## Problem details:
Leave out the pictures, and write out exactly the lines from the beginning of the material to the line holding "3.35, 3.3, 3.25];", that line included, and nothing else.

[Begin]

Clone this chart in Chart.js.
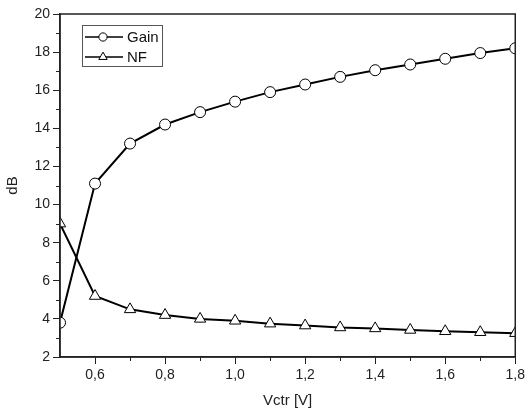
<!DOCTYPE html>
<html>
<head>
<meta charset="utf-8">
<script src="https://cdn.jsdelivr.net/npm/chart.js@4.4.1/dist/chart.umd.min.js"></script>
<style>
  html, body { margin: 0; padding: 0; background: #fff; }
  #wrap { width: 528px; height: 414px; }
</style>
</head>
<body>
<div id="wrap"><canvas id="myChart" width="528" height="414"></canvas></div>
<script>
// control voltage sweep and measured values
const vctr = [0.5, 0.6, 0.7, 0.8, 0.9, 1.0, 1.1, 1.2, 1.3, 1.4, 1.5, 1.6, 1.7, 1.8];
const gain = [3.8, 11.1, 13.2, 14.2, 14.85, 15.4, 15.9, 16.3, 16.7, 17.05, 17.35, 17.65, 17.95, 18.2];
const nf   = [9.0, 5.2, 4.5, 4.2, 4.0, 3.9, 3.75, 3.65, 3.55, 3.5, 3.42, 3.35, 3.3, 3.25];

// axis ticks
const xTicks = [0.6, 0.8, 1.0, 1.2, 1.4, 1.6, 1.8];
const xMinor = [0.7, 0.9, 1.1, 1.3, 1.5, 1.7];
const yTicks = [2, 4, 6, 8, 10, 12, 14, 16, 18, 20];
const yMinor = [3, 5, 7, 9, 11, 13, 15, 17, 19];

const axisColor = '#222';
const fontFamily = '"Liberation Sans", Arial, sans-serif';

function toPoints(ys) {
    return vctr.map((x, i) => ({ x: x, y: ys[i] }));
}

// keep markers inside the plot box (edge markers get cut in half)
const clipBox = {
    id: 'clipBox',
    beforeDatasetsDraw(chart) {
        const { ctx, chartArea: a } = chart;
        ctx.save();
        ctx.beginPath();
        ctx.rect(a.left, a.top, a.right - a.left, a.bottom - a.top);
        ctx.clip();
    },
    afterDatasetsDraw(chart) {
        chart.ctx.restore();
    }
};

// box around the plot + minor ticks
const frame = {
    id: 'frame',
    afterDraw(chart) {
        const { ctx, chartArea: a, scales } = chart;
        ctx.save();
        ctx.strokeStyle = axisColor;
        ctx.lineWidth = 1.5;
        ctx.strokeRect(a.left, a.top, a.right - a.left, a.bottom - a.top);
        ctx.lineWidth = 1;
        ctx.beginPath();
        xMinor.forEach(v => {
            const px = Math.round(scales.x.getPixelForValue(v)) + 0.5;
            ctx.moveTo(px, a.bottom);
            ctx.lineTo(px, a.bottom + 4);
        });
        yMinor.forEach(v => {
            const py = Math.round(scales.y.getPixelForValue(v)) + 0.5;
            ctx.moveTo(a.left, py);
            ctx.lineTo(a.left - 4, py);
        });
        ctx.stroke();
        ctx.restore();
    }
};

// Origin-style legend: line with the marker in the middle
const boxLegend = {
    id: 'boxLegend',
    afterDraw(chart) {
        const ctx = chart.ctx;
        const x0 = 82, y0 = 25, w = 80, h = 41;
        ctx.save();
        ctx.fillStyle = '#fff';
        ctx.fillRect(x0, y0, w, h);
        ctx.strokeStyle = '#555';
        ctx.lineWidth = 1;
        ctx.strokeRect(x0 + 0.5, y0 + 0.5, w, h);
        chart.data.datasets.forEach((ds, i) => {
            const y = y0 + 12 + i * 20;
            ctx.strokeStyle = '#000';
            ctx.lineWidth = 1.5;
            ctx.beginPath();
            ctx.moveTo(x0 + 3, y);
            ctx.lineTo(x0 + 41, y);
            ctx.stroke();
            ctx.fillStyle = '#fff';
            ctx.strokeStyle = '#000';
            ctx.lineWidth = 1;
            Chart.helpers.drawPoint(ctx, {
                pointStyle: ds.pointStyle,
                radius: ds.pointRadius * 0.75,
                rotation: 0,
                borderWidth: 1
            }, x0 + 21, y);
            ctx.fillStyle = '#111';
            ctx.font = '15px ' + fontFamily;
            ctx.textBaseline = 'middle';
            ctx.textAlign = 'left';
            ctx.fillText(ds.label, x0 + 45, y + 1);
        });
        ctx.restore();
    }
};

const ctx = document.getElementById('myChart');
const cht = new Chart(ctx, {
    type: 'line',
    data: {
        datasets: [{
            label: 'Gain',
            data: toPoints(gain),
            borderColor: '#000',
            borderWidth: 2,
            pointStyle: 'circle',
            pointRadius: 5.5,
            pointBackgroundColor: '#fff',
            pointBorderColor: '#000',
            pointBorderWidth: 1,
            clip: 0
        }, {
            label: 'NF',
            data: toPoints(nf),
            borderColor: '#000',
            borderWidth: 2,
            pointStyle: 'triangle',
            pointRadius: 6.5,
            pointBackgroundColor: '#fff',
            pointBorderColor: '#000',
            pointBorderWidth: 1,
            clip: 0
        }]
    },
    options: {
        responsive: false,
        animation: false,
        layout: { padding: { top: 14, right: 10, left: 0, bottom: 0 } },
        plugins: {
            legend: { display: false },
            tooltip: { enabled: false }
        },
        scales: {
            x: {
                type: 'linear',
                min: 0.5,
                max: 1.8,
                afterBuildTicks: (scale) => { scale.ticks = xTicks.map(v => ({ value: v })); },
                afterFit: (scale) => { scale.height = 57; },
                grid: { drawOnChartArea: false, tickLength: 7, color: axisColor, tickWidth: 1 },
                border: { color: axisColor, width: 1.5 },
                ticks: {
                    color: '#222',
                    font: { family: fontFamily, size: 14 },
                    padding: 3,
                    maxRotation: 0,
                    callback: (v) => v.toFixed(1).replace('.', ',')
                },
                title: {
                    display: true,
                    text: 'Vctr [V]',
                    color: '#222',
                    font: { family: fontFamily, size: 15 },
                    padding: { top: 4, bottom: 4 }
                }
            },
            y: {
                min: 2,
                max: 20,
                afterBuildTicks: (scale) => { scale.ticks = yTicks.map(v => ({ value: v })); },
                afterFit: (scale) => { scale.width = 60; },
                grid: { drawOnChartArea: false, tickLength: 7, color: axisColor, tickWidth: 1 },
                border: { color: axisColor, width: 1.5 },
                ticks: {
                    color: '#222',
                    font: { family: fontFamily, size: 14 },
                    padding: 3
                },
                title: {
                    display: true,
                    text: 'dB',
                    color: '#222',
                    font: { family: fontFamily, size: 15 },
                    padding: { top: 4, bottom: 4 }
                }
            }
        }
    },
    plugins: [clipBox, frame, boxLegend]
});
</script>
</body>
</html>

[End]

## Answer to the exercise:
Clone this chart in Chart.js.
<!DOCTYPE html>
<html>
<head>
<meta charset="utf-8">
<script src="https://cdn.jsdelivr.net/npm/chart.js@4.4.1/dist/chart.umd.min.js"></script>
<style>
  html, body { margin: 0; padding: 0; background: #fff; }
  #wrap { width: 528px; height: 414px; }
</style>
</head>
<body>
<div id="wrap"><canvas id="myChart" width="528" height="414"></canvas></div>
<script>
// control voltage sweep and measured values
const vctr = [0.5, 0.6, 0.7, 0.8, 0.9, 1.0, 1.1, 1.2, 1.3, 1.4, 1.5, 1.6, 1.7, 1.8];
const gain = [3.8, 11.1, 13.2, 14.2, 14.85, 15.4, 15.9, 16.3, 16.7, 17.05, 17.35, 17.65, 17.95, 18.2];
const nf   = [9.0, 5.2, 4.5, 4.2, 4.0, 3.9, 3.75, 3.65, 3.55, 3.5, 3.42, 3.35, 3.3, 3.25];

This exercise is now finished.